Drop the pictures, then extract the listing word for word.

:::::

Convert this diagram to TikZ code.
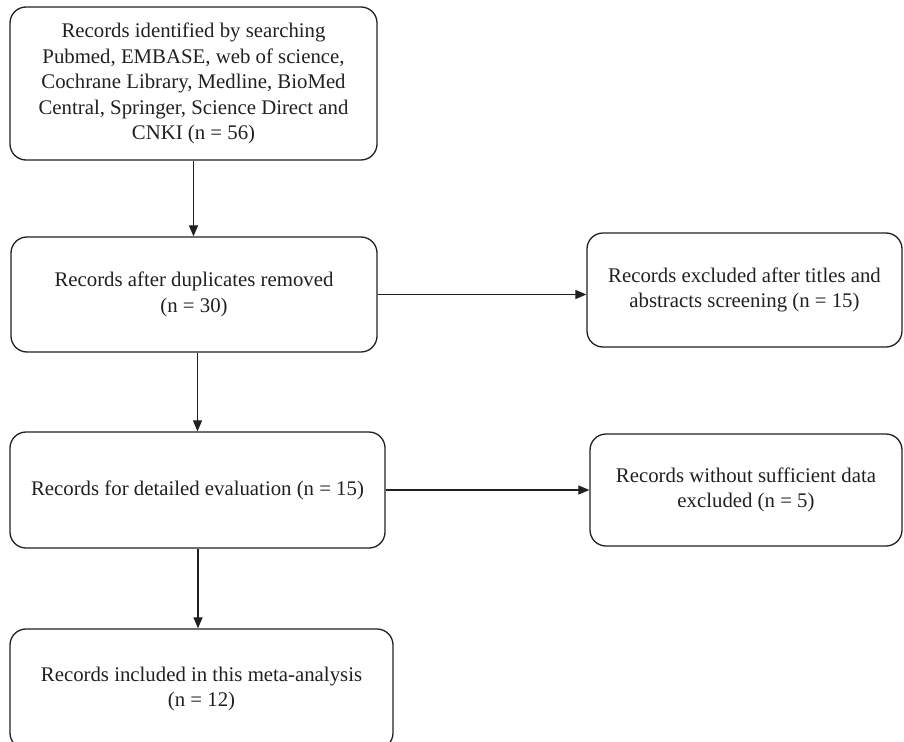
\documentclass[tikz,border=0pt]{standalone}
\usepackage{fontspec}
\setmainfont{Liberation Serif}
\usetikzlibrary{arrows.meta}
\definecolor{ink}{HTML}{231F20}
\tikzset{
  box/.style={draw=ink, line width=1.3pt, rounded corners=16pt, align=center,
    text=ink, inner sep=0pt, font=\fontsize{20.8}{25.6}\selectfont},
  flow/.style={draw=ink, line width=1.2pt, -{Triangle[length=11pt,width=9pt]}}
}
\begin{document}
\begin{tikzpicture}[x=1pt,y=1pt]
\useasboundingbox (0,0) rectangle (904,-741);
\clip (0,0) rectangle (904,-741);
\node[box, minimum width=367pt, minimum height=153pt] (b1) at (193.5,-83.5)
  {Records identified by searching\\Pubmed, EMBASE, web of science,\\Cochrane Library, Medline, BioMed\\Central, Springer, Science Direct and\\CNKI (n = 56)};
\node[box, minimum width=366pt, minimum height=115pt] (b2) at (194,-294.5)
  {Records after duplicates removed\\(n = 30)};
\node[box, minimum width=375pt, minimum height=116pt] (b3) at (197.5,-490)
  {Records for detailed evaluation (n = 15)};
\node[box, minimum width=383pt, minimum height=120pt] (b4) at (201.5,-689)
  {Records included in this meta-analysis\\(n = 12)};
\node[box, minimum width=315pt, minimum height=114pt] (r1) at (744.5,-290)
  {Records excluded after titles and\\abstracts screening (n = 15)};
\node[box, minimum width=312pt, minimum height=112pt] (r2) at (746,-490)
  {Records without sufficient data\\excluded (n = 5)};
\draw[flow] (b1) -- (b1 |- b2.north);
\draw[flow] (b3 |- b2.south) -- (b3.north);
\draw[flow] (b3.south) ++(0.5,0) coordinate (s3) -- (s3 |- b4.north);
\draw[flow] (b2.east) -- (b2.east -| r1.west);
\draw[flow] (b3.east) -- (b3.east -| r2.west);
\end{tikzpicture}
\end{document}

:::::

- [Completed task]:
Convert this diagram to TikZ code.
\documentclass[tikz,border=0pt]{standalone}
\usepackage{fontspec}
\setmainfont{Liberation Serif}
\usetikzlibrary{arrows.meta}
\definecolor{ink}{HTML}{231F20}
\tikzset{
  box/.style={draw=ink, line width=1.3pt, rounded corners=16pt, align=center,
    text=ink, inner sep=0pt, font=\fontsize{20.8}{25.6}\selectfont},
  flow/.style={draw=ink, line width=1.2pt, -{Triangle[length=11pt,width=9pt]}}
}
\begin{document}
\begin{tikzpicture}[x=1pt,y=1pt]
\useasboundingbox (0,0) rectangle (904,-741);
\clip (0,0) rectangle (904,-741);
\node[box, minimum width=367pt, minimum height=153pt] (b1) at (193.5,-83.5)
  {Records identified by searching\\Pubmed, EMBASE, web of science,\\Cochrane Library, Medline, BioMed\\Central, Springer, Science Direct and\\CNKI (n = 56)};
\node[box, minimum width=366pt, minimum height=115pt] (b2) at (194,-294.5)
  {Records after duplicates removed\\(n = 30)};
\node[box, minimum width=375pt, minimum height=116pt] (b3) at (197.5,-490)
  {Records for detailed evaluation (n = 15)};
\node[box, minimum width=383pt, minimum height=120pt] (b4) at (201.5,-689)
  {Records included in this meta-analysis\\(n = 12)};
\node[box, minimum width=315pt, minimum height=114pt] (r1) at (744.5,-290)
  {Records excluded after titles and\\abstracts screening (n = 15)};
\node[box, minimum width=312pt, minimum height=112pt] (r2) at (746,-490)
  {Records without sufficient data\\excluded (n = 5)};
\draw[flow] (b1) -- (b1 |- b2.north);
\draw[flow] (b3 |- b2.south) -- (b3.north);
\draw[flow] (b3.south) ++(0.5,0) coordinate (s3) -- (s3 |- b4.north);
\draw[flow] (b2.east) -- (b2.east -| r1.west);
\draw[flow] (b3.east) -- (b3.east -| r2.west);
\end{tikzpicture}
\end{document}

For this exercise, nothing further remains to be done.